Tedd Ginn Jr – 14.05
I’ll play him while the Saints are at home every time. They lost Cooks, who is without a doubt a superior talent to Ginn, but Ginn can still outrun secondaries with the best of them. Two years ago, Ginn had 10 touchdowns with Cam Newton, and even dropped a couple. We all remember those long bombs Cam would throw to Ginn, and I think Brees can do the same thing with him. Ginn can still provide a lot as the deep threat in this incredible passing offense, especially inside a dome. In the 14th round, I’m taking a flier on Ginn as someone who you can plug in your starting lineup when your players are on a bye or you need a fill-in. I’d be more confident and would like the upside of him to catch a long touchdown from Drew Brees compared to someone who you hope will get 5 catches for 70 yards off the waiver wire. Brees is already impressed with Ginn in OTAs, and I think they can have a good connection. He’s also a good guy to have on your roster to add a bit of upside to a team that has a bunch of solid, consistent players. I think Ginn is being very underrated in drafts, especially because there are 117 targets to fill after Brandin Cooks’ departure.
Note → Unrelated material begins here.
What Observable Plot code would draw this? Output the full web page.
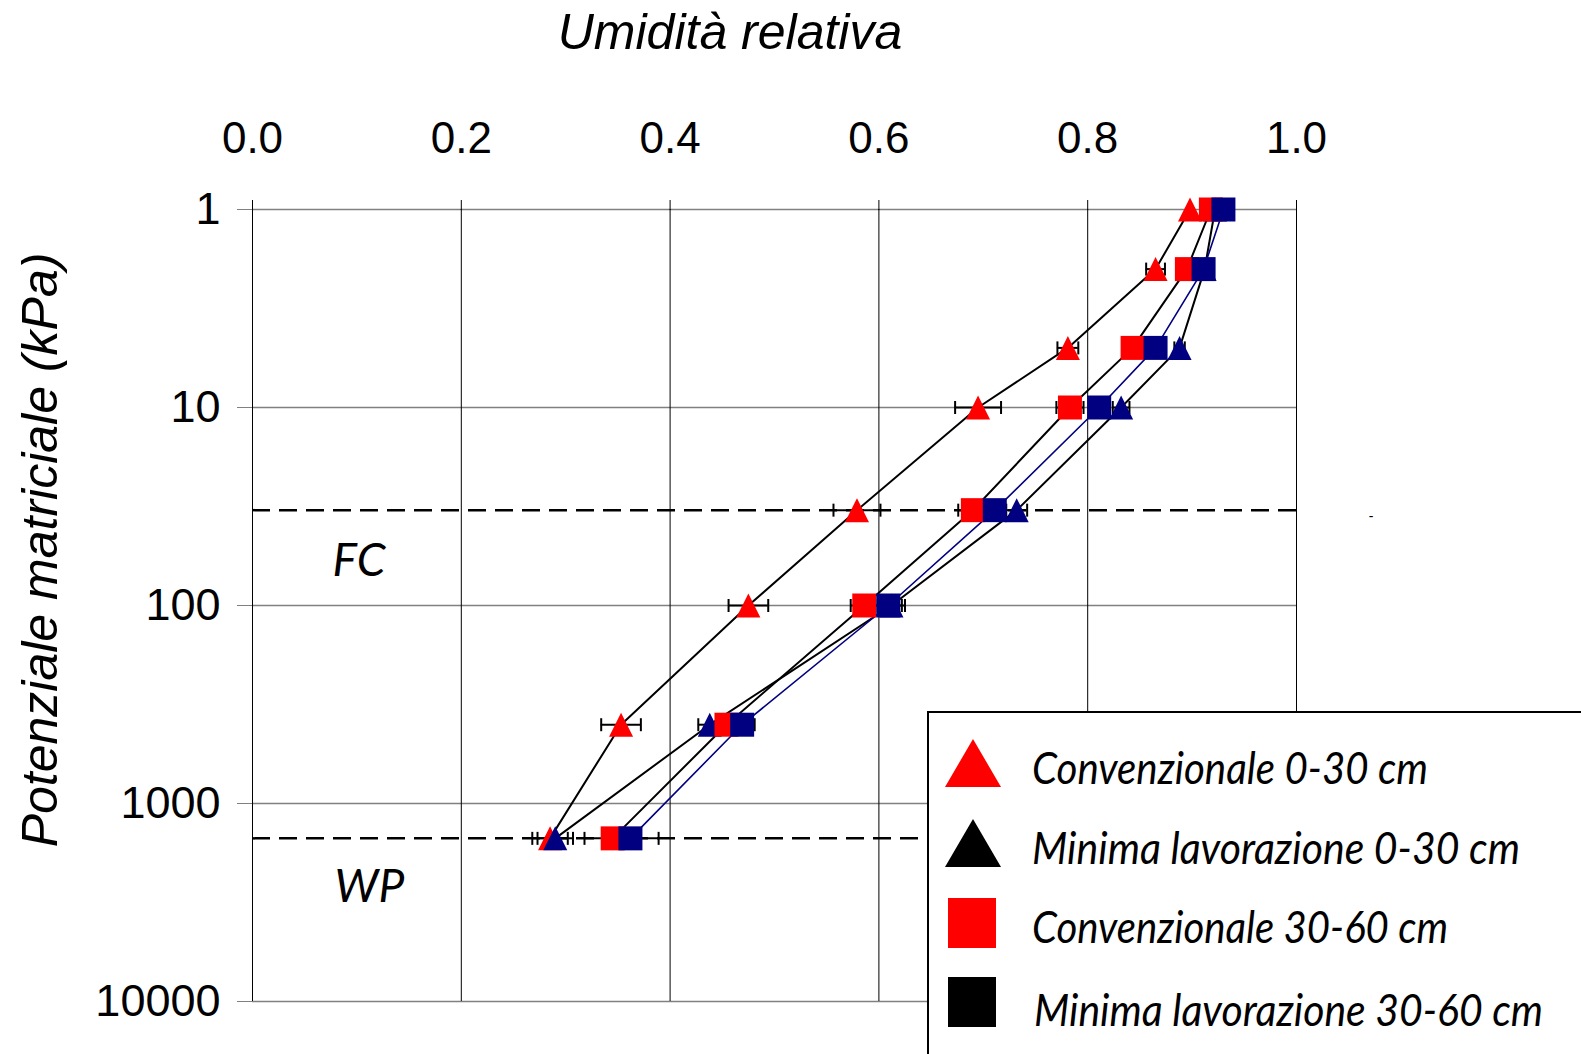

With Michael Thomas, Willie Snead, and the addition of Tedd Ginn, I think Brees will be just fine.
Kenny Stills – 14.09
Kenny Stills caught a TD in each of the last 4 regular season games, and 7 out of the last 10, and ended up with 9 TDs on the year. He didn’t have any multi-touchdown games, so he’s been very consistent throughout the season; there was only one two-game stretch in which he didn’t score a TD. Many of his touchdowns were big plays, but he’s the big play receiver in this offense. There were a few plays where Tannehill and Matt Moore were looking for him for touchdowns while inside the 30 yard line. I do expect this offense to take a step forward, so his receptions and yards can come up as well, while his touchdowns can possibly regress. He’s a talented receiver who just got paid, and with a 14th round pick, he’s the type of guy to take a flier on in case he breaks out; if he doesn’t, you didn’t risk anything.